Prompt —
Reproduce each line of the material exactly, minus any picture.

Data segment —
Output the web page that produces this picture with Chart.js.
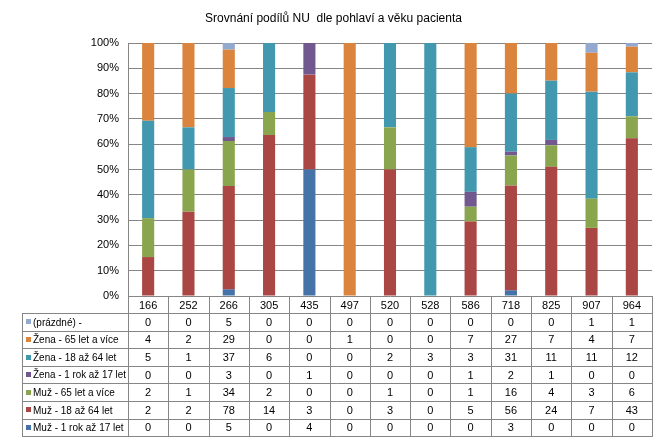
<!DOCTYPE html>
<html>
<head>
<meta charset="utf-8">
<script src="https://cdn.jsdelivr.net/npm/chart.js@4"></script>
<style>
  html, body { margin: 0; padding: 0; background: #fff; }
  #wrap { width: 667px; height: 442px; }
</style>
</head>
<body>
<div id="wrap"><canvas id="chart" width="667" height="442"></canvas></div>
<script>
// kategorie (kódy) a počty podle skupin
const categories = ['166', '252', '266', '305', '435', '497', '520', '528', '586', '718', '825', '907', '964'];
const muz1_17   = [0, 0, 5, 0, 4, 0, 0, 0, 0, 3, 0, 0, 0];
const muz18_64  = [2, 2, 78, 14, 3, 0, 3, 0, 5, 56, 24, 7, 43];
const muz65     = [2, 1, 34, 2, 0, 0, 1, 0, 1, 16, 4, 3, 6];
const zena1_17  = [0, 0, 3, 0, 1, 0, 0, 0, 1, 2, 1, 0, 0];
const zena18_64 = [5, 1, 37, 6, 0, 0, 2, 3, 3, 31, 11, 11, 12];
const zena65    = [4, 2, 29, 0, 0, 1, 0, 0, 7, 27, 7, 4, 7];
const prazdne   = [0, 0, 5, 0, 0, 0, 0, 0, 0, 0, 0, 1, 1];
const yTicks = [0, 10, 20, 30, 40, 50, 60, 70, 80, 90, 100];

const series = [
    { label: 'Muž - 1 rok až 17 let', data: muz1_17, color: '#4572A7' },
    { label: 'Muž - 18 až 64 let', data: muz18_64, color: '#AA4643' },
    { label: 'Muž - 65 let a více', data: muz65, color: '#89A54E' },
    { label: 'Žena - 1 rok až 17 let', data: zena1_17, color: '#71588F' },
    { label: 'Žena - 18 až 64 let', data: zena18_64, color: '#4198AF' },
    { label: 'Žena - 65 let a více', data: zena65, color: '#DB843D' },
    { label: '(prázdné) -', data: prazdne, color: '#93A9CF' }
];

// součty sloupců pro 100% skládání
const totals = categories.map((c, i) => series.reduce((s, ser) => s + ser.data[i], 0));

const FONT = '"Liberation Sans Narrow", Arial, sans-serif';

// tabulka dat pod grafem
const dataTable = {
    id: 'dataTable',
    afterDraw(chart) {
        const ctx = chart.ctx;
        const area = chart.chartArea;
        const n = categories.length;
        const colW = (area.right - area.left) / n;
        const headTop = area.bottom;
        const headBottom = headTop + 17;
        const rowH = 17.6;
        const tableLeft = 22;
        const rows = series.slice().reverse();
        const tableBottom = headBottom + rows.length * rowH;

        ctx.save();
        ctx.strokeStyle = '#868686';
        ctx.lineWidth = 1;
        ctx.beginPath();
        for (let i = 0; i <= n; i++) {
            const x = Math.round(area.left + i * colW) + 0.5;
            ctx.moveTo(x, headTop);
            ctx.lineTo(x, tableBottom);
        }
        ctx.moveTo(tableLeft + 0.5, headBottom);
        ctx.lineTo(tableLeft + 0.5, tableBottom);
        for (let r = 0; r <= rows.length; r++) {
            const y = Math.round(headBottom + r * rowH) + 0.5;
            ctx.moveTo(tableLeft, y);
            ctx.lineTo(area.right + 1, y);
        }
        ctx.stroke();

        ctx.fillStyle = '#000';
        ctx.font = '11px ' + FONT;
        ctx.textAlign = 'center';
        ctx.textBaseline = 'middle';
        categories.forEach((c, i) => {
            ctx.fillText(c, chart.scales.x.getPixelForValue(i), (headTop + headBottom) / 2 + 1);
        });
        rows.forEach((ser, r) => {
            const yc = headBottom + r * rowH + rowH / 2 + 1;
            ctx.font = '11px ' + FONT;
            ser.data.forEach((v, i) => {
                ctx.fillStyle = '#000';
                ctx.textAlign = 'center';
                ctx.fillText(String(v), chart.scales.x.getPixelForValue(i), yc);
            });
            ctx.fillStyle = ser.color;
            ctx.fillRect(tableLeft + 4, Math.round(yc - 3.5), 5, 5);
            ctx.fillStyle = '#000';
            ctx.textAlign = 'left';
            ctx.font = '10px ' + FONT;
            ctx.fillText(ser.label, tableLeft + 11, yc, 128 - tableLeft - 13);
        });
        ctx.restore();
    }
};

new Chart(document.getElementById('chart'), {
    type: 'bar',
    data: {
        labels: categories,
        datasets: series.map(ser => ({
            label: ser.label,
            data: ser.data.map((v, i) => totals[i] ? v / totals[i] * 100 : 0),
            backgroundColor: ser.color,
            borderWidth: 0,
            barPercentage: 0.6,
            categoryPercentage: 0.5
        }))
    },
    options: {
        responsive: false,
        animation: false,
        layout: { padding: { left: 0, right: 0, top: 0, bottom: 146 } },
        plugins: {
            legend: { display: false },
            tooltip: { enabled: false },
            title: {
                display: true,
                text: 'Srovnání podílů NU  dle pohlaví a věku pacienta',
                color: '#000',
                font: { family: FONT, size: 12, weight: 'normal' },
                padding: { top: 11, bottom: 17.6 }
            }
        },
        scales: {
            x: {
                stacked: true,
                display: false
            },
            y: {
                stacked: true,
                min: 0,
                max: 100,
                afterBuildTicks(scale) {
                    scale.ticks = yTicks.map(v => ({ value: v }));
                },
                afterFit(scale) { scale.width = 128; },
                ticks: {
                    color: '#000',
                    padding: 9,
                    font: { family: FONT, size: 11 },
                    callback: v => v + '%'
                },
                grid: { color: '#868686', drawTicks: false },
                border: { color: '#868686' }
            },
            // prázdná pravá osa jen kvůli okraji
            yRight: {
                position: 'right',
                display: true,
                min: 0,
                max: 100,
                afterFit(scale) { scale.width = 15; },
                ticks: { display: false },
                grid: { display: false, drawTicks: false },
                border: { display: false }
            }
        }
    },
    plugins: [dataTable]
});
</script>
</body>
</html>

Full response —
Output the web page that produces this picture with Chart.js.
<!DOCTYPE html>
<html>
<head>
<meta charset="utf-8">
<script src="https://cdn.jsdelivr.net/npm/chart.js@4"></script>
<style>
  html, body { margin: 0; padding: 0; background: #fff; }
  #wrap { width: 667px; height: 442px; }
</style>
</head>
<body>
<div id="wrap"><canvas id="chart" width="667" height="442"></canvas></div>
<script>
// kategorie (kódy) a počty podle skupin
const categories = ['166', '252', '266', '305', '435', '497', '520', '528', '586', '718', '825', '907', '964'];
const muz1_17   = [0, 0, 5, 0, 4, 0, 0, 0, 0, 3, 0, 0, 0];
const muz18_64  = [2, 2, 78, 14, 3, 0, 3, 0, 5, 56, 24, 7, 43];
const muz65     = [2, 1, 34, 2, 0, 0, 1, 0, 1, 16, 4, 3, 6];
const zena1_17  = [0, 0, 3, 0, 1, 0, 0, 0, 1, 2, 1, 0, 0];
const zena18_64 = [5, 1, 37, 6, 0, 0, 2, 3, 3, 31, 11, 11, 12];
const zena65    = [4, 2, 29, 0, 0, 1, 0, 0, 7, 27, 7, 4, 7];
const prazdne   = [0, 0, 5, 0, 0, 0, 0, 0, 0, 0, 0, 1, 1];
const yTicks = [0, 10, 20, 30, 40, 50, 60, 70, 80, 90, 100];

const series = [
    { label: 'Muž - 1 rok až 17 let', data: muz1_17, color: '#4572A7' },
    { label: 'Muž - 18 až 64 let', data: muz18_64, color: '#AA4643' },
    { label: 'Muž - 65 let a více', data: muz65, color: '#89A54E' },
    { label: 'Žena - 1 rok až 17 let', data: zena1_17, color: '#71588F' },
    { label: 'Žena - 18 až 64 let', data: zena18_64, color: '#4198AF' },
    { label: 'Žena - 65 let a více', data: zena65, color: '#DB843D' },
    { label: '(prázdné) -', data: prazdne, color: '#93A9CF' }
];

// součty sloupců pro 100% skládání
const totals = categories.map((c, i) => series.reduce((s, ser) => s + ser.data[i], 0));

const FONT = '"Liberation Sans Narrow", Arial, sans-serif';

// tabulka dat pod grafem
const dataTable = {
    id: 'dataTable',
    afterDraw(chart) {
        const ctx = chart.ctx;
        const area = chart.chartArea;
        const n = categories.length;
        const colW = (area.right - area.left) / n;
        const headTop = area.bottom;
        const headBottom = headTop + 17;
        const rowH = 17.6;
        const tableLeft = 22;
        const rows = series.slice().reverse();
        const tableBottom = headBottom + rows.length * rowH;

        ctx.save();
        ctx.strokeStyle = '#868686';
        ctx.lineWidth = 1;
        ctx.beginPath();
        for (let i = 0; i <= n; i++) {
            const x = Math.round(area.left + i * colW) + 0.5;
            ctx.moveTo(x, headTop);
            ctx.lineTo(x, tableBottom);
        }
        ctx.moveTo(tableLeft + 0.5, headBottom);
        ctx.lineTo(tableLeft + 0.5, tableBottom);
        for (let r = 0; r <= rows.length; r++) {
            const y = Math.round(headBottom + r * rowH) + 0.5;
            ctx.moveTo(tableLeft, y);
            ctx.lineTo(area.right + 1, y);
        }
        ctx.stroke();

        ctx.fillStyle = '#000';
        ctx.font = '11px ' + FONT;
        ctx.textAlign = 'center';
        ctx.textBaseline = 'middle';
        categories.forEach((c, i) => {
            ctx.fillText(c, chart.scales.x.getPixelForValue(i), (headTop + headBottom) / 2 + 1);
        });
        rows.forEach((ser, r) => {
            const yc = headBottom + r * rowH + rowH / 2 + 1;
            ctx.font = '11px ' + FONT;
            ser.data.forEach((v, i) => {
                ctx.fillStyle = '#000';
                ctx.textAlign = 'center';
                ctx.fillText(String(v), chart.scales.x.getPixelForValue(i), yc);
            });
            ctx.fillStyle = ser.color;
            ctx.fillRect(tableLeft + 4, Math.round(yc - 3.5), 5, 5);
            ctx.fillStyle = '#000';
            ctx.textAlign = 'left';
            ctx.font = '10px ' + FONT;
            ctx.fillText(ser.label, tableLeft + 11, yc, 128 - tableLeft - 13);
        });
        ctx.restore();
    }
};

new Chart(document.getElementById('chart'), {
    type: 'bar',
    data: {
        labels: categories,
        datasets: series.map(ser => ({
            label: ser.label,
            data: ser.data.map((v, i) => totals[i] ? v / totals[i] * 100 : 0),
            backgroundColor: ser.color,
            borderWidth: 0,
            barPercentage: 0.6,
            categoryPercentage: 0.5
        }))
    },
    options: {
        responsive: false,
        animation: false,
        layout: { padding: { left: 0, right: 0, top: 0, bottom: 146 } },
        plugins: {
            legend: { display: false },
            tooltip: { enabled: false },
            title: {
                display: true,
                text: 'Srovnání podílů NU  dle pohlaví a věku pacienta',
                color: '#000',
                font: { family: FONT, size: 12, weight: 'normal' },
                padding: { top: 11, bottom: 17.6 }
            }
        },
        scales: {
            x: {
                stacked: true,
                display: false
            },
            y: {
                stacked: true,
                min: 0,
                max: 100,
                afterBuildTicks(scale) {
                    scale.ticks = yTicks.map(v => ({ value: v }));
                },
                afterFit(scale) { scale.width = 128; },
                ticks: {
                    color: '#000',
                    padding: 9,
                    font: { family: FONT, size: 11 },
                    callback: v => v + '%'
                },
                grid: { color: '#868686', drawTicks: false },
                border: { color: '#868686' }
            },
            // prázdná pravá osa jen kvůli okraji
            yRight: {
                position: 'right',
                display: true,
                min: 0,
                max: 100,
                afterFit(scale) { scale.width = 15; },
                ticks: { display: false },
                grid: { display: false, drawTicks: false },
                border: { display: false }
            }
        }
    },
    plugins: [dataTable]
});
</script>
</body>
</html>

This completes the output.